Between this and the Lent carols and songs I’ve been working on with my
friends I’ve felt the ground of my heart being slowly and thoughtfully
prepared for Easter. It just seems to me that without the weightiness of
some of these Church traditions-the delving into the sorrow of Christ’s
sufferings, this brooding upon the Cross-we lose so much potential for the
joy of what it all really means. Sadness gives context to our blessing and
gladness; darkness gives way to light just as winter gives way to spring and
death is swallowed up in victory! Weeping may endure for a night, but joy
cometh in the morning.and never morning dawned that those words were more
true than the day the women found our Saviour’s tomb empty!! Jumping into
the victory of Easter morning without the reflective remembrance of Lent
almost seems like eating dessert first.

Yesterday afternoon we listened to the third section of Handel’s Messiah, ‘A
Hymn of Thanksgiving for the final overthrow of Death’, with the libretto on
the laptop before us. It was to me the very music of Heaven-and, as always,
a great wonder that God in His kindness should endow a mortal man with the
ability to set His words to harmonies and choruses that break the heart with
their triumph and beauty.
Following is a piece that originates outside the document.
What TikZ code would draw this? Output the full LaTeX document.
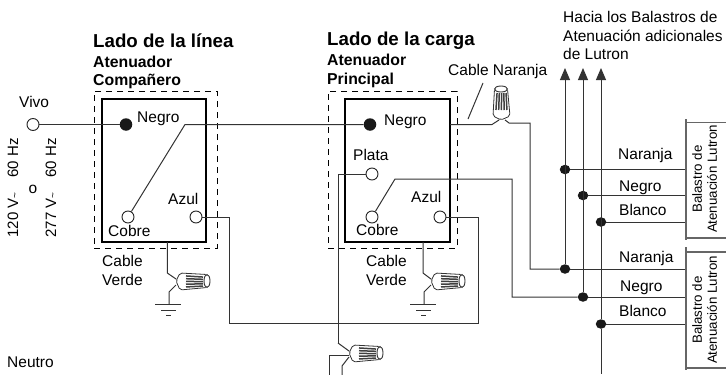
\documentclass[tikz,border=0pt]{standalone}
\usepackage{fontspec}
\setmainfont{Liberation Sans}
\usetikzlibrary{arrows.meta,shapes.geometric}

\begin{document}
\begin{tikzpicture}[x=1pt,y=-1pt,
lbl/.style={%
anchor=west,
inner sep=0pt,
text height=11pt,
text depth=3pt,
font=\fontsize{15.5}{18}\selectfont,
},
head/.style={%
anchor=west,
inner sep=0pt,
font=\fontsize{18.7}{22}\selectfont\bfseries,
},
sub/.style={%
anchor=west,
inner sep=0pt,
font=\fontsize{15.8}{19}\selectfont\bfseries,
},
side/.style={%
rotate=90,
inner sep=0pt,
font=\fontsize{15}{17}\selectfont,
},
bal/.style={%
rotate=90,
inner sep=0pt,
font=\fontsize{13.3}{15}\selectfont,
},
term/.style={%
circle,
draw=black!85,
fill=white,
line width=.9pt,
minimum size=12pt,
inner sep=0pt,
},
blk/.style={%
circle,
fill=black!90,
minimum size=12.5pt,
inner sep=0pt,
},
jct/.style={%
ellipse,
fill=black!90,
minimum width=10.5pt,
minimum height=9.5pt,
inner sep=0pt,
},
inbox/.style={%
draw,
line width=1.3pt,
},
dashbox/.style={%
draw,
line width=.8pt,
dash pattern=on 6pt off 5pt,
},
wire/.style={%
draw=black!80,
line width=1pt,
},
brk/.style={%
draw=black!60,
line width=1.3pt,
},
nut/.pic={%
\draw[black!80,line width=.8pt,fill=white,rounded corners=2pt] (0,-1)--(4,-9)--(31,-7.5)--(31,5.5)--(4,8)--cycle;
\draw[black!80,line width=.9pt,fill=white] (31,-1) ellipse [x radius=3,y radius=6.5];
\foreach \y in {-5.5,-3,-.5,2,4.5}{%
\draw[black!75,line width=1.5pt] (10,\y*1.1)--(27,\y*.9);
}
\coordinate (-a) at (0,-3);
\coordinate (-b) at (0,3);
},
gnd/.pic={%
\draw[wire] (-14,0)--(12,0);
\draw[wire] (-8,6)--(7,6);
\draw[wire] (-3,11)--(2,11);
\coordinate (-o) at (0,0);
},
]
\useasboundingbox (0,0) rectangle (726,375);
%% Boxes
\node[inbox,minimum width=104,minimum height=143]at(154,170.5)(boxA){};
\node[dashbox,minimum width=123,minimum height=157]at(155.5,169.5)(dashA){};
\node[inbox,minimum width=105,minimum height=143]at(397.5,170.5)(boxB){};
\node[dashbox,minimum width=129,minimum height=157]at(392.5,169.5)(dashB){};
%% Terminals
\node[term]at(33,124.5)(vivo){};
\node[blk]at(126,124.5)(negroA){};
\node[term]at(128,217)(cobreA){};
\node[term]at(196,217)(azulA){};
\node[blk]at(370,124.5)(negroB){};
\node[term]at(372,174)(plataB){};
\node[term]at(372,217)(cobreB){};
\node[term]at(440,217)(azulB){};
%% Bends
\coordinate(kA)at(185,124.5);
\coordinate(kB)at(395,179);
\coordinate(kC)at(512,179);
\coordinate(azA)at(229,323);
\coordinate(azB)at(478,323);
\coordinate(plA)at(338,343);
\coordinate(orA)at(450,124.5);
\coordinate(orB)at(492,124.5);
\coordinate(orC)at(509,123);
\coordinate(orD)at(530,123);
\coordinate(vdA)at(167.3,242);
\coordinate(vdB)at(167.3,273);
\coordinate(vdC)at(169,292);
\coordinate(veA)at(423,242);
\coordinate(veB)at(423,273);
\coordinate(veC)at(424,292);
\coordinate(neA)at(329,355);
\coordinate(neB)at(329,375);
\coordinate(neC)at(342,366);
\coordinate(neD)at(342,375);
\coordinate(cnA)at(483,83);
\coordinate(cnB)at(468,119);
%% Ballast junctions
\foreach \n/\x/\y in {a/565/169.5,b/583/195.5,c/601/222,d/565/269,e/583/297,f/601/324}{%
\node[jct]at(\x,\y)(j\n){};
\coordinate(e\n)at(686,\y);
\draw[wire](j\n)--(e\n);
}
\foreach \n/\x/\f in {a/565/d,b/583/e,c/601/f}{%
\coordinate(up\n)at(\x,68);
\draw[wire,-{Triangle[length=12pt,width=10pt]}](j\f)--(up\n);
}
\coordinate(dwn)at(601,374);
\draw[wire](jf)--(dwn);
%% Wires
\draw[wire](vivo)--(negroA);
\draw[wire](cobreA)--(kA)--(negroB);
\draw[wire](azulA)-|(azA)--(azB)|-(azulB);
\draw[wire](cobreB)--(kB)--(kC)|-(je);
\draw[wire](plataB)-|(plA);
\draw[wire](cnA)--(cnB);
%% Wire nuts
\pic(nutA)at(176,282){nut};
\pic(nutB)at(431,282){nut};
\pic(nutC)at(349,354){nut};
\pic[rotate=90](nutT)at(502,120){nut};
\pic(gndA)at(169,304){gnd};
\pic(gndB)at(424,304){gnd};
\draw[wire](vdA)--(vdB)--(nutA-a);
\draw[wire](nutA-b)--(vdC)--(gndA-o);
\draw[wire](veA)--(veB)--(nutB-a);
\draw[wire](nutB-b)--(veC)--(gndB-o);
\draw[wire](plA)--(nutC-a);
\draw[wire](nutC-a|-neA)--(neA)--(neB);
\draw[wire](nutC-b)--(neC)--(neD);
\draw[wire](orA)--(orB)--(nutT-a);
\draw[wire](nutT-b)--(orC)--(orD)|-(jd);
%% Ballast brackets
\draw[brk](686,119)--(686,240);
\draw[brk](686,122.7)--(726,122.7);
\draw[brk](686,238)--(726,238);
\draw[brk](686,247)--(686,370);
\draw[brk](686,252)--(726,252);
\draw[brk](686,368)--(726,368);
%% Headings
\node[head]at(93,41)(hdA){Lado de la línea};
\node[sub]at(93,62)(sbA){Atenuador};
\node[sub]at(93,81)(sbB){Compañero};
\node[head]at(327,41)(hdB){Lado de la carga};
\node[sub]at(327,60)(sbC){Atenuador};
\node[sub]at(327,80)(sbD){Principal};
%% Labels
\node[lbl]at(563,18)(hcA){Hacia los Balastros de};
\node[lbl]at(563,37)(hcB){Atenuación adicionales};
\node[lbl]at(563,55)(hcC){de Lutron};
\node[lbl]at(448,71)(cnL){Cable Naranja};
\node[lbl]at(19,103)(vvL){Vivo};
\node[lbl]at(7,363)(ntL){Neutro};
\node[lbl]at(137,118)(ngA){Negro};
\node[lbl]at(108,232)(cbA){Cobre};
\node[lbl]at(168,200)(azL){Azul};
\node[lbl]at(102,262)(cvA){Cable};
\node[lbl]at(102,281)(cvB){Verde};
\node[lbl]at(384,121)(ngB){Negro};
\node[lbl]at(353,156)(plL){Plata};
\node[lbl]at(411,198)(azM){Azul};
\node[lbl]at(356,231)(cbB){Cobre};
\node[lbl]at(366,262)(cvC){Cable};
\node[lbl]at(366,281)(cvD){Verde};
\node[lbl]at(618,155)(nrA){Naranja};
\node[lbl]at(619,187)(ngC){Negro};
\node[lbl]at(619,211)(blA){Blanco};
\node[lbl]at(619,258)(nrB){Naranja};
\node[lbl]at(620,287)(ngD){Negro};
\node[lbl]at(619,312)(blB){Blanco};
%% Rotated labels
\node[side]at(13,188)(vA){120 V{\fontsize{10}{10}\selectfont\textasciitilde}\quad 60 Hz};
\node[lbl,anchor=center]at(33,189)(vO){o};
\node[side]at(51,188)(vB){277 V{\fontsize{10}{10}\selectfont\textasciitilde}\quad 60 Hz};
\node[bal]at(697,179)(bsA){Balastro de};
\node[bal]at(712,179)(atA){Atenuación Lutron};
\node[bal]at(697,310)(bsB){Balastro de};
\node[bal]at(712,310)(atB){Atenuación Lutron};
\end{tikzpicture}
\end{document}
Listening to the Messiah is one of the most
worshipful things I can imagine. Except for singing it.

I wish you all a very Christ-filled Holy Week.

2 Comments

  1. I completely agree. I’ve grown up in the Orthodox Church which has very strong liturgical traditions. I love going to church because it is not only preaching, it is seeing the life of Christ reinacted in every Liturgy, in every season of the year. I embrace the sorrow of Holy Week because with out it there is no joy of Pascha (Easter), In the Pascha service, when we stand in complete silence and darkness waiting (literally) for light to be re-kindled we do not only believe that Christ died and rose, we are there. We are the myrrhbearring women, the guards, and the disciples all at the same time. I can’t live without it.
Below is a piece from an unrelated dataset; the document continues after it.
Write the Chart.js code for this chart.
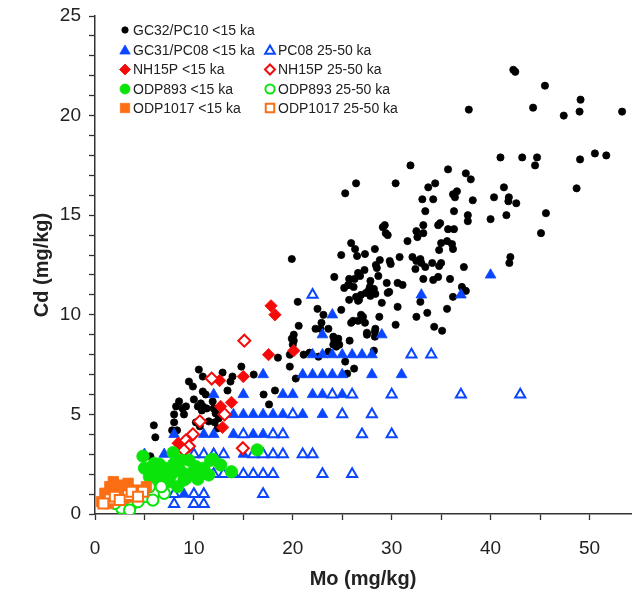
<!DOCTYPE html>
<html>
<head>
<meta charset="utf-8">
<title>Cd vs Mo</title>
<script src="https://cdn.jsdelivr.net/npm/chart.js@4/dist/chart.umd.min.js"></script>
<style>
  html, body { margin: 0; padding: 0; background: #fff; }
  #wrap { width: 640px; height: 595px; }
</style>
</head>
<body>
<div id="wrap"><canvas id="c" width="640" height="595"></canvas></div>
<script>
// Mo (mg/kg), Cd (mg/kg) pairs for each core / age group
const gc32Recent = [
  [42.3,22.3],[42.5,22.2],[45.5,21.5],[37.8,20.3],[44.3,20.4],[47.4,20.0],[49.1,20.8],[49.0,20.2],[53.3,20.2],
  [41.0,17.9],[43.2,17.9],[44.7,17.9],[44.5,17.5],[49.05,17.8],[50.55,18.1],[51.7,18.0],[48.7,16.35],
  [35.7,17.3],[37.5,17.1],[38.0,16.8],[33.7,16.4],[34.4,16.6],[33.1,15.8],[34.2,15.8],[36.2,16.05],[36.6,16.2],
  [36.4,15.9],[38.2,15.75],[41.35,16.4],[40.35,15.9],[41.85,15.9],[41.8,15.7],[42.6,15.6],[33.4,15.2],[36.3,15.2],
  [37.7,15.0],[37.7,14.7],[40.0,14.8],[41.6,15.0],[45.6,15.1],[45.1,14.1],[33.2,14.5],[33.2,14.1],[34.9,14.6],
  [34.7,14.5],[35.7,14.3],[36.3,14.3],[35.0,13.6],[35.6,13.7],[36.1,13.55],[34.8,13.25],[36.2,13.3],[42.0,12.9],
  [41.9,12.6],[32.9,12.8],[34.1,12.6],[33.4,12.4],[34.8,12.45],[35.0,12.6],[37.3,12.4],[33.2,11.8],[34.2,11.75],
  [34.7,11.9],[35.9,11.8],[37.1,11.4],[37.5,11.2],[36.2,10.9],
  [31.9,17.5],[26.4,16.6],[30.4,16.6],[25.3,16.1],
  [29.3,14.5],[29.1,14.4],[29.6,14.0],[29.4,14.1],[32.5,14.2],[32.6,13.9],[31.6,13.7],
  [25.9,13.6],[26.3,13.3],[28.3,13.3],[27.3,13.05],[26.5,12.95],[24.9,13.0],[30.8,12.9],[32.1,12.9],[32.5,12.7],
  [33.0,12.6],[32.4,12.3],[28.8,12.75],[28.4,12.5],[28.5,12.35],[29.8,12.7],[29.9,12.55],
  [27.25,12.25],[26.6,12.1],[26.8,11.95],[26.25,11.8],[25.7,11.8],[25.7,11.5],[25.2,11.35],[25.6,11.5],
  [28.65,11.95],[24.2,11.9],[27.85,11.7],[27.8,11.4],[27.7,11.25],[28.2,11.3],[27.4,11.1],[26.9,11.0],[26.7,10.75],
  [26.15,11.4],[26.4,10.9],[28.35,11.05],[27.85,10.95],[29.5,11.6],[29.75,11.15],[29.6,11.1],[30.6,11.6],[31.1,11.5],
  [25.7,10.75],[26.6,10.7],[29.0,10.6],[30.6,10.4],[24.9,10.25],
  [26.9,10.0],[27.1,9.9],[26.6,9.7],[26.1,9.7],[25.9,9.6],[27.3,9.6],[28.75,9.9],[28.35,9.3],[27.5,9.1],[30.4,9.5],
  [32.5,9.9],[33.6,10.1],[34.3,9.4],[35.1,9.2],[35.6,10.3],[32.9,10.65],
  [19.9,12.8],[20.5,10.65],[22.5,10.3],[23.1,10.0],[22.9,9.6],[22.8,9.3],[22.3,9.3],[23.6,9.3],[20.6,9.45],
  [20.1,9.0],[19.9,8.8],[24.1,8.9],[24.6,8.8],
  [20.0,8.5],[20.1,8.7],[24.2,8.7],[24.1,8.5],[24.4,8.4],[24.7,8.5],[25.75,8.7],[27.5,9.0],[28.3,8.9],[28.3,9.15],
  [18.5,7.85],[19.7,8.0],[19.7,7.4],[21.1,8.0],[21.7,8.1],[22.6,7.9],[23.6,8.15],[25.3,7.65],[28.2,8.2],[20.3,6.8],
  [26.2,7.3],[25.5,7.05],[17.05,6.0],[18.2,6.2],[17.6,5.5],
  [14.8,7.4],[16.05,7.0],[13.9,6.9],[13.7,6.65],[12.9,7.1],[10.5,7.25],[10.9,6.9],[9.5,6.65],[9.9,6.4],[13.4,6.2],
  [10.9,6.15],[11.2,6.0],[10.0,5.75],[10.4,5.4],[10.9,5.4],[10.7,5.55],[11.9,5.65],[12.0,5.3],[12.2,5.05],[9.2,5.4],
  [8.5,5.65],[9.0,5.0],[8.85,5.3],[8.2,5.4],[8.0,5.0],[8.0,4.6],[7.8,4.2],[8.3,4.2],[5.95,4.45],[6.1,3.85],
  [10.2,4.6],[10.6,4.4],[11.5,4.65],[12.1,4.6],[12.4,4.3],[13.0,5.1],[12.5,4.8],[5.6,2.9],[10.8,5.2],[11.3,5.3]
];

const gc31Recent = [
  [40,12],[33,11],[37,11],[24,10],[23,9],[29,9],
  [22,8],[23,8],[24,8],[25,8],[26,8],[27,8],[28,8],
  [17,7],[21,7],[22,7],[23,7],[24,7],[25,7],[28,7],[31,7],
  [12,6],[15,6],[19,6],[20,6],[22,6],[23,6],[25,6],
  [14,5],[15,5],[16,5],[17,5],[18,5],[19,5],[21,5],[23,5],
  [8,4],[11,4],[12,4],[14,4],[16,4],[17,4],
  [5,3],[7,3],[15,3],[9,1]
];

const pc08Older = [
  [22,11],[32,8],[34,8],
  [24,6],[26,6],[30,6],[37,6],[43,6],
  [20,5],[25,5],[28,5],
  [15,4],[18,4],[19,4],[27,4],[30,4],
  [10,3],[11,3],[12,3],[13,3],[16,3],[17,3],[18,3],[19,3],[21,3],[22,3],
  [11,2],[12,2],[13,2],[14,2],[15,2],[16,2],[17,2],[18,2],[23,2],[26,2],
  [8,1],[10,1],[11,1],[17,1],
  [8,0.5],[10,0.5],[11,0.5]
];

const nh15pRecent = [
  [17.8,10.45],[18.2,10.0],[17.55,8.0],[20.1,8.2],[15.0,6.9],[12.6,6.7],
  [13.8,5.6],[12.7,5.4],[12.9,4.35],[8.4,3.55]
];

const nh15pOlder = [
  [15.1,8.7],[11.8,6.8],[13.1,5.0],[10.6,4.65],[9.9,4.0],[9.2,3.7],[9.5,3.4],[9.0,3.2],[14.95,3.3]
];

const odp893Recent = [
  [4.85,2.9],[7.9,3.08],[5.0,2.3],[5.85,2.4],[6.5,2.5],[8.75,2.7],[9.5,2.7],[11.9,2.75],[11.5,1.96],[10.4,1.75],
  [13.8,2.12],[8.35,1.37],[6.7,2.04],[7.7,1.96],[8.7,2.13],[9.7,2.04],[5.5,1.87],[6.5,1.71],[7.5,1.62],[9.0,1.71],
  [10.0,2.13],[11.0,2.3],[6.0,2.13],[16.4,3.22],[10.2,2.38],[11.0,2.04],[9.2,1.79],[7.2,2.29],[6.0,2.54],[8.0,2.54],
  [12.7,2.46],[11.7,2.7]
];

const odp893Older = [
  [3.2,0.45],[3.85,0.53],[5.0,0.87],[6.0,1.04],[7.0,1.04],[5.85,0.7],[4.35,0.62],[2.7,0.29],[2.0,0.53],
  [3.35,0.87],[6.7,1.37],[4.7,1.12],[5.5,1.37],[3.5,0.2]
];

const odp1017Recent = [
  [0.67,0.62],[1.5,1.37],[2.35,1.45],[3.35,1.54],[5.2,1.37],[1.0,1.04],[2.5,1.12],[4.2,1.2],[1.35,0.53],
  [2.85,0.79],[4.0,0.87],[1.85,1.62],[3.0,1.29]
];

const odp1017Older = [
  [1.5,0.74],[3.35,0.95],[4.85,1.12],[2.0,0.87],[3.7,1.12],[0.85,0.53],[2.5,0.7],[4.35,0.87]
];

const xTickStep = 5;   // minor every 5, labelled every 10
const yTickStep = 1;   // minor every 1, labelled every 5

const BLACK = '#000000';
const BLUE = '#0a46ff';
const RED = '#f50a0a';
const GREEN = '#0be40b';
const ORANGE = '#fb6e14';
const FONT = "'Liberation Sans', Arial, Helvetica, sans-serif";

const toPoints = arr => arr.map(p => ({ x: p[0], y: p[1] }));

// series definitions: label, data, marker style (legend column/row)
const series = [
  { label: 'GC32/PC10 <15 ka',    data: gc32Recent,    style: 'circle',   radius: 3.6, color: BLACK,  open: false, col: 0, row: 0, legR: 3.2 },
  { label: 'GC31/PC08 <15 ka',    data: gc31Recent,    style: 'triangle', radius: 6.2, color: BLUE,   open: false, col: 0, row: 1, legR: 6.0 },
  { label: 'PC08 25-50 ka',       data: pc08Older,     style: 'triangle', radius: 5.8, color: BLUE,   open: true,  col: 1, row: 1, legR: 5.6 },
  { label: 'NH15P <15 ka',        data: nh15pRecent,   style: 'rectRot',  radius: 6.2, color: RED,    open: false, col: 0, row: 2, legR: 5.5 },
  { label: 'NH15P 25-50 ka',      data: nh15pOlder,    style: 'rectRot',  radius: 6.0, color: RED,    open: true,  col: 1, row: 2, legR: 5.0 },
  { label: 'ODP893 <15 ka',       data: odp893Recent,  style: 'circle',   radius: 6.2, color: GREEN,  open: false, col: 0, row: 3, legR: 5.0 },
  { label: 'ODP893 25-50 ka',     data: odp893Older,   style: 'circle',   radius: 5.6, color: GREEN,  open: true,  col: 1, row: 3, legR: 4.6 },
  { label: 'ODP1017 <15 ka',      data: odp1017Recent, style: 'rect',     radius: 7.4, color: ORANGE, open: false, col: 0, row: 4, legR: 6.6 },
  { label: 'ODP1017 25-50 ka',    data: odp1017Older,  style: 'rect',     radius: 7.0, color: ORANGE, open: true,  col: 1, row: 4, legR: 6.0 }
];

const datasets = series.map((s, i) => ({
  label: s.label,
  data: toPoints(s.data),
  pointStyle: s.style,
  pointRadius: s.radius,
  pointHoverRadius: s.radius,
  backgroundColor: s.open ? '#ffffff' : s.color,
  borderColor: s.color,
  borderWidth: s.open ? 2 : 0.8,
  order: series.length - i,   // first series sits at the bottom of the stack
  showLine: false
}));

// Two-column key in the upper-left corner of the plot
function drawMarker(ctx, s, x, y) {
  const r = s.legR;
  ctx.save();
  ctx.beginPath();
  if (s.style === 'circle') {
    ctx.arc(x, y, r, 0, Math.PI * 2);
  } else if (s.style === 'triangle') {
    ctx.moveTo(x, y - r);
    ctx.lineTo(x + Math.sin(2 * Math.PI / 3) * r, y - Math.cos(2 * Math.PI / 3) * r);
    ctx.lineTo(x + Math.sin(4 * Math.PI / 3) * r, y - Math.cos(4 * Math.PI / 3) * r);
    ctx.closePath();
  } else if (s.style === 'rectRot') {
    ctx.moveTo(x - r, y); ctx.lineTo(x, y - r); ctx.lineTo(x + r, y); ctx.lineTo(x, y + r);
    ctx.closePath();
  } else {
    const h = Math.SQRT1_2 * r;
    ctx.rect(x - h, y - h, 2 * h, 2 * h);
  }
  ctx.fillStyle = s.open ? '#ffffff' : s.color;
  ctx.fill();
  ctx.lineWidth = s.open ? 2 : 0.8;
  ctx.strokeStyle = s.color;
  ctx.stroke();
  ctx.restore();
}

const keyPlugin = {
  id: 'key',
  afterDraw(chart) {
    const ctx = chart.ctx;
    const colMarkerX = [125, 270];
    const colTextX = [133, 278];
    const rowY = [30, 50, 69.5, 89, 108];
    ctx.save();
    ctx.font = '14px ' + FONT;
    ctx.textBaseline = 'middle';
    ctx.textAlign = 'left';
    series.forEach(s => {
      const y = rowY[s.row];
      drawMarker(ctx, s, colMarkerX[s.col], y + (s.style === 'triangle' ? 1 : 0));
      ctx.fillStyle = '#222222';
      ctx.fillText(s.label, colTextX[s.col], y + 1);
    });
    ctx.restore();
  }
};

new Chart(document.getElementById('c'), {
  type: 'scatter',
  data: { datasets },
  options: {
    responsive: false,
    animation: false,
    events: [],
    layout: { padding: { top: 16, right: 3, left: 0, bottom: 0 } },
    plugins: { legend: { display: false }, tooltip: { enabled: false } },
    scales: {
      x: {
        type: 'linear', position: 'bottom', min: 0, max: 54.2,
        afterFit(scale) { scale.height = 81; scale.paddingRight = 0; scale.paddingLeft = 0; },
        ticks: {
          stepSize: xTickStep, includeBounds: false, autoSkip: false, maxRotation: 0,
          padding: 17, color: '#222222', font: { family: FONT, size: 19 },
          callback: v => (v % 10 === 0 ? String(v) : '')
        },
        grid: { drawOnChartArea: false, drawTicks: true, tickLength: 6, tickColor: '#333333', tickWidth: 1.3 },
        border: { display: true, color: '#333333', width: 1.5 },
        title: {
          display: true, text: 'Mo (mg/kg)', color: '#222222',
          font: { family: FONT, size: 20, weight: 'bold' }, padding: { top: 0, bottom: 4 }
        }
      },
      y: {
        type: 'linear', min: 0, max: 25,
        afterFit(scale) { scale.width = 95; scale.paddingTop = 0; scale.paddingBottom = 0; },
        ticks: {
          stepSize: yTickStep, autoSkip: false, padding: 8, color: '#222222',
          font: { family: FONT, size: 19 },
          callback: v => (v % 5 === 0 ? String(v) : '')
        },
        grid: { drawOnChartArea: false, drawTicks: true, tickLength: 6, tickColor: '#333333', tickWidth: 1.3 },
        border: { display: true, color: '#333333', width: 1.5 },
        title: {
          display: true, text: 'Cd (mg/kg)', color: '#222222',
          font: { family: FONT, size: 20, weight: 'bold' }, padding: { top: 30, bottom: 0 }
        }
      }
    }
  },
  plugins: [keyPlugin]
});
</script>
</body>
</html>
  2. Lanier, I too was brought up as Baptist , and still attend a Baptist Church. Like you I so much feel that the full Christian calendar is not really embraced by our denomination. I do not feel adequately prepared for Easter, perhaps partly my own fault too, but I feel that instead of constantly introducing ‘novel’ programmes in church we should follow the ‘tried, tested and trusted’ ways more often.

    Thank for this post – it has warmed my heart. May you have a blessed Easter.